- Interactive map of Frontier

Restaurant information
- Established: February 10, 2011
- Owner: Pioneer Tavern Group
- Head chef: Brian Jupiter
- Location: 1072 N. Milwaukee Ave., Chicago, Illinois, 60642, United States

= Frontier (restaurant) =

Frontier is a restaurant in West Town, Chicago, Illinois, United States. It adopts a cosy setting and serves finger food as well as novelty food, such as cooked alligator meat. Frontier is run by chef Brian Jupiter and owned by Mark Domitrovich.

==Description==
Frontier is located at Noble Square in West Town, Chicago. It is run by chef Brian Jupiter, who hails from New Orleans, Louisiana. Frontier is owned by Mark Domitrovich. The restaurant adopts a cosy setting.

===Menu===
Frontier offers an array of finger food and novelty food.
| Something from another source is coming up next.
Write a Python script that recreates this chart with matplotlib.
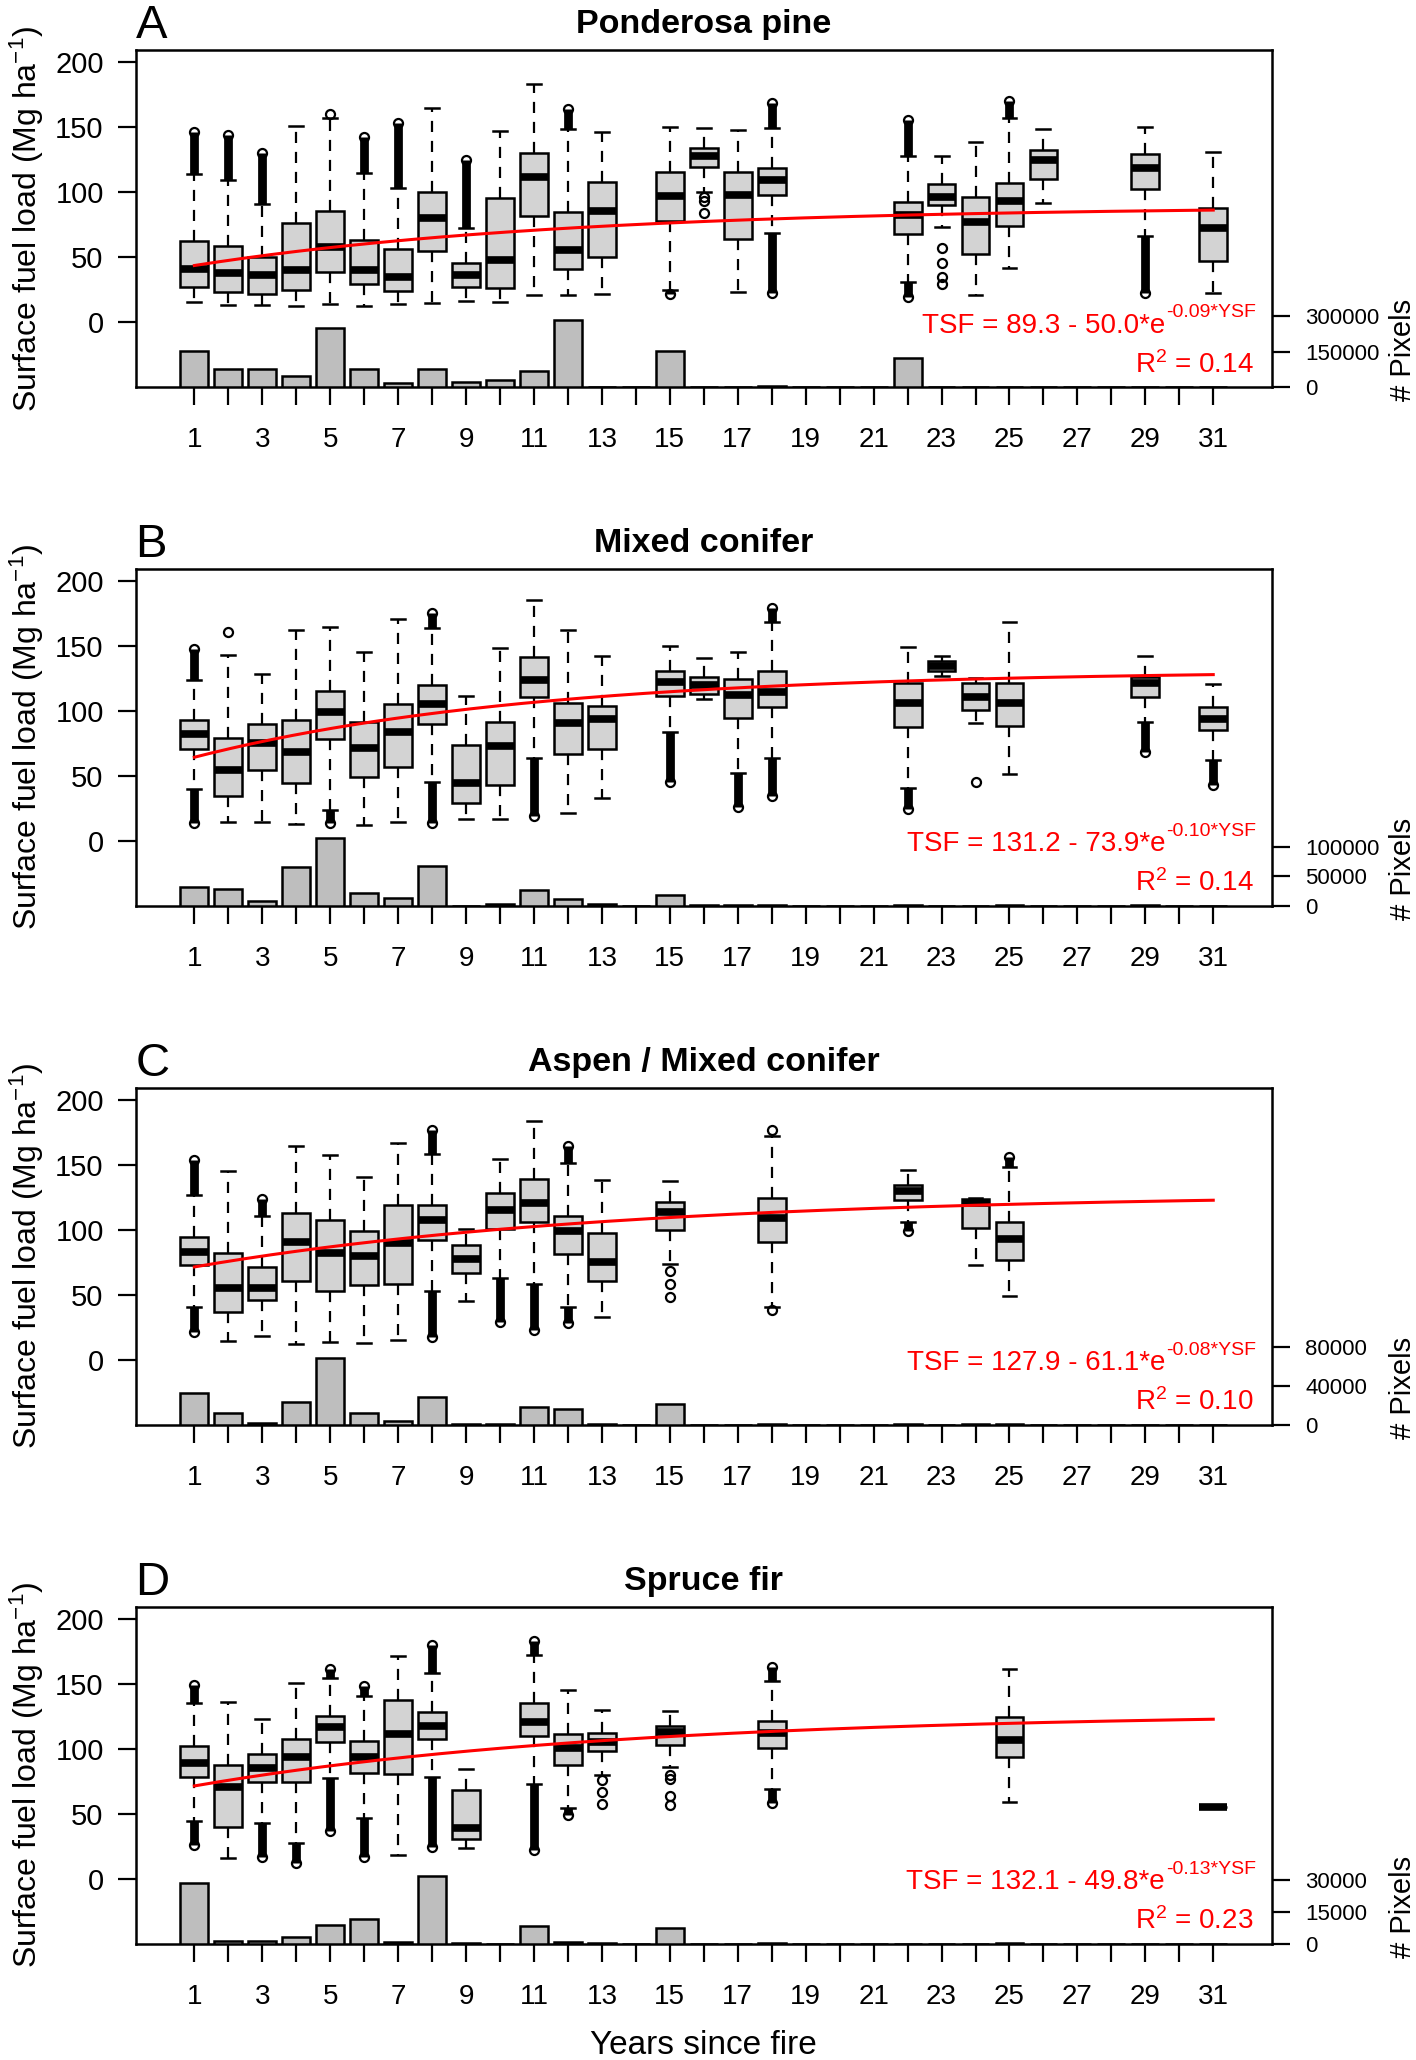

It serves alligator on its menu. One alligator dish comprises a smoked whole alligator filled with whole chickens and other side items, and costs some few hundred dollars. Alligator ribs are also available. The restaurant also carries other smoked meat dishes, including pig and wild boar. After cooking, the whole animal dish is brought to a designated table to be divided into smaller pieces. Alcoholic drinks and oyster dishes are sold at Frontier too.